## Problem
Repeat the material exactly from its first line to the line that includes "const rowPos = innkjopskostnader.map((_, i)". Skip pictures.

## Information shown

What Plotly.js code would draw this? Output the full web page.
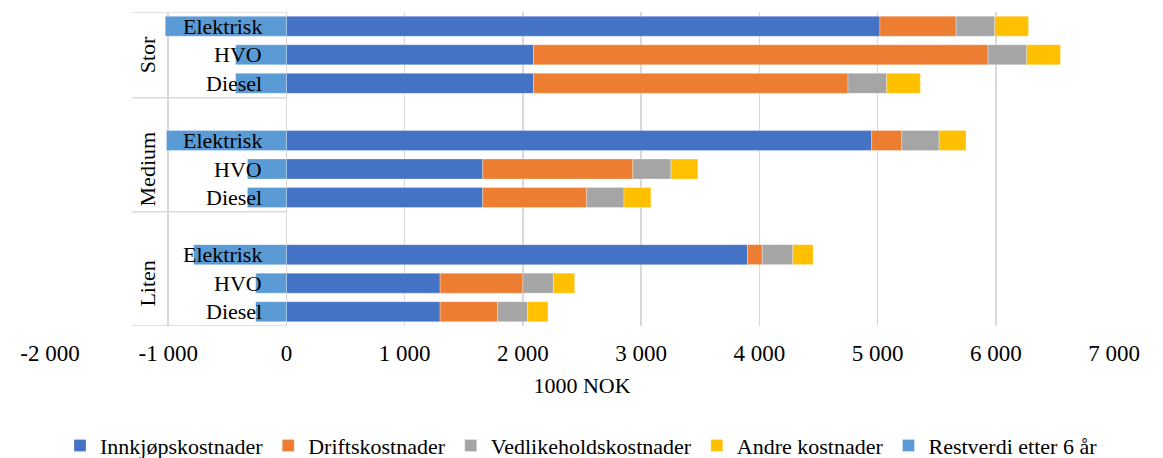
<!DOCTYPE html>
<html>
<head>
<meta charset="utf-8">
<script src="https://cdn.plot.ly/plotly-3.0.1.min.js"></script>
<style>
  html, body { margin: 0; padding: 0; background: #fff; }
  #chart { width: 1163px; height: 458px; }
</style>
</head>
<body>
<div id="chart"></div>
<script>
// ---- Data (1000 NOK) ----
const groups = ["Stor", "Medium", "Liten"];
const vehicles = ["Elektrisk", "HVO", "Diesel"];
// order: Stor(Elektrisk, HVO, Diesel), Medium(...), Liten(...)
const innkjopskostnader   = [5020, 2090, 2090, 4950, 1660, 1660, 3900, 1300, 1300];
const driftskostnader     = [645, 3845, 2660, 255, 1270, 880, 125, 700, 485];
const vedlikeholdskostnader = [327, 327, 327, 315, 322, 315, 258, 258, 255];
const andreKostnader      = [285, 285, 285, 228, 228, 228, 172, 180, 172];
const restverdi           = [-1025, -430, -430, -1015, -330, -330, -785, -260, -260];

const seriesNames = ["Innkjøpskostnader", "Driftskostnader", "Vedlikeholdskostnader", "Andre kostnader", "Restverdi etter 6 år"];
const seriesColors = ["#4472C4", "#ED7D31", "#A5A5A5", "#FFC000", "#5B9BD5"];
const tickValues = [-2000, -1000, 0, 1000, 2000, 3000, 4000, 5000, 6000, 7000];
const tickLabels = ["-2 000", "-1 000", "0", "1 000", "2 000", "3 000", "4 000", "5 000", "6 000", "7 000"];

// row positions: each group of 3 followed by one blank row
const rowPos = innkjopskostnader.map((_, i) => Math.floor(i / 3) * 4 + (i % 3));

const FONT = "'Liberation Serif', 'Times New Roman', serif";
const allSeries = [innkjopskostnader, driftskostnader, vedlikeholdskostnader, andreKostnader, restverdi];

const traces = allSeries.map((vals, k) => ({
  type: "bar",
  orientation: "h",
  name: seriesNames[k],
  x: vals,
  y: rowPos,
  marker: { color: seriesColors[k], line: { color: "rgba(255,255,255,0.5)", width: 0.6 } },
  hoverinfo: "skip"
}));

const annotations = [];
rowPos.forEach((p, i) => {
  annotations.push({
    xref: "x", yref: "y", x: 0, y: p,
    text: vehicles[i % 3], showarrow: false,
    xanchor: "right", yanchor: "middle", xshift: -22,
    font: { family: FONT, size: 22, color: "#000" }
  });
});
groups.forEach((g, gi) => {
  annotations.push({
    xref: "x", yref: "y", x: 0, y: gi * 4 + 1,
    text: g, showarrow: false, textangle: -90,
    xanchor: "center", yanchor: "middle", xshift: -139,
    font: { family: FONT, size: 22, color: "#000" }
  });
});

// category-axis separator lines
const sepY = [-0.5, 2.5, 6.5, 10.5];
const shapes = sepY.map(yv => ({
  type: "line", xref: "x", yref: "y",
  x0: -1305, x1: 0, y0: yv, y1: yv,
  line: { color: "#d9d9d9", width: 1.5 }, layer: "below"
}));

const layout = {
  width: 1163, height: 458,
  margin: { l: 50, r: 49, t: 12, b: 132 },
  paper_bgcolor: "#fff", plot_bgcolor: "#fff",
  barmode: "relative",
  bargap: 0.3,
  font: { family: FONT, size: 22, color: "#000" },
  showlegend: true,
  legend: {
    orientation: "h", xref: "container", x: 0.5, xanchor: "center",
    yref: "container", y: 0.027, yanchor: "middle",
    font: { family: FONT, size: 22, color: "#000" },
    traceorder: "normal"
  },
  xaxis: {
    range: [-2000, 7000],
    tickmode: "array", tickvals: tickValues, ticktext: tickLabels,
    showgrid: true, gridcolor: "#d9d9d9", gridwidth: 1.5,
    zeroline: true, zerolinecolor: "#d9d9d9", zerolinewidth: 1.5,
    showline: false, ticks: "",
    ticklabelstandoff: 11,
    tickfont: { family: FONT, size: 23, color: "#000" },
    title: { text: "1000 NOK", font: { family: FONT, size: 22, color: "#000" }, standoff: 12 },
    fixedrange: true
  },
  yaxis: {
    range: [10.5, -0.5],
    showticklabels: false, showgrid: false, zeroline: false, showline: false, ticks: "",
    fixedrange: true
  },
  annotations: annotations,
  shapes: shapes
};

Plotly.newPlot("chart", traces, layout, { staticPlot: true, displayModeBar: false });
</script>
</body>
</html>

## Result for this task
What Plotly.js code would draw this? Output the full web page.
<!DOCTYPE html>
<html>
<head>
<meta charset="utf-8">
<script src="https://cdn.plot.ly/plotly-3.0.1.min.js"></script>
<style>
  html, body { margin: 0; padding: 0; background: #fff; }
  #chart { width: 1163px; height: 458px; }
</style>
</head>
<body>
<div id="chart"></div>
<script>
// ---- Data (1000 NOK) ----
const groups = ["Stor", "Medium", "Liten"];
const vehicles = ["Elektrisk", "HVO", "Diesel"];
// order: Stor(Elektrisk, HVO, Diesel), Medium(...), Liten(...)
const innkjopskostnader   = [5020, 2090, 2090, 4950, 1660, 1660, 3900, 1300, 1300];
const driftskostnader     = [645, 3845, 2660, 255, 1270, 880, 125, 700, 485];
const vedlikeholdskostnader = [327, 327, 327, 315, 322, 315, 258, 258, 255];
const andreKostnader      = [285, 285, 285, 228, 228, 228, 172, 180, 172];
const restverdi           = [-1025, -430, -430, -1015, -330, -330, -785, -260, -260];

const seriesNames = ["Innkjøpskostnader", "Driftskostnader", "Vedlikeholdskostnader", "Andre kostnader", "Restverdi etter 6 år"];
const seriesColors = ["#4472C4", "#ED7D31", "#A5A5A5", "#FFC000", "#5B9BD5"];
const tickValues = [-2000, -1000, 0, 1000, 2000, 3000, 4000, 5000, 6000, 7000];
const tickLabels = ["-2 000", "-1 000", "0", "1 000", "2 000", "3 000", "4 000", "5 000", "6 000", "7 000"];

// row positions: each group of 3 followed by one blank row
const rowPos = innkjopskostnader.map((_, i) => Math.floor(i / 3) * 4 + (i % 3));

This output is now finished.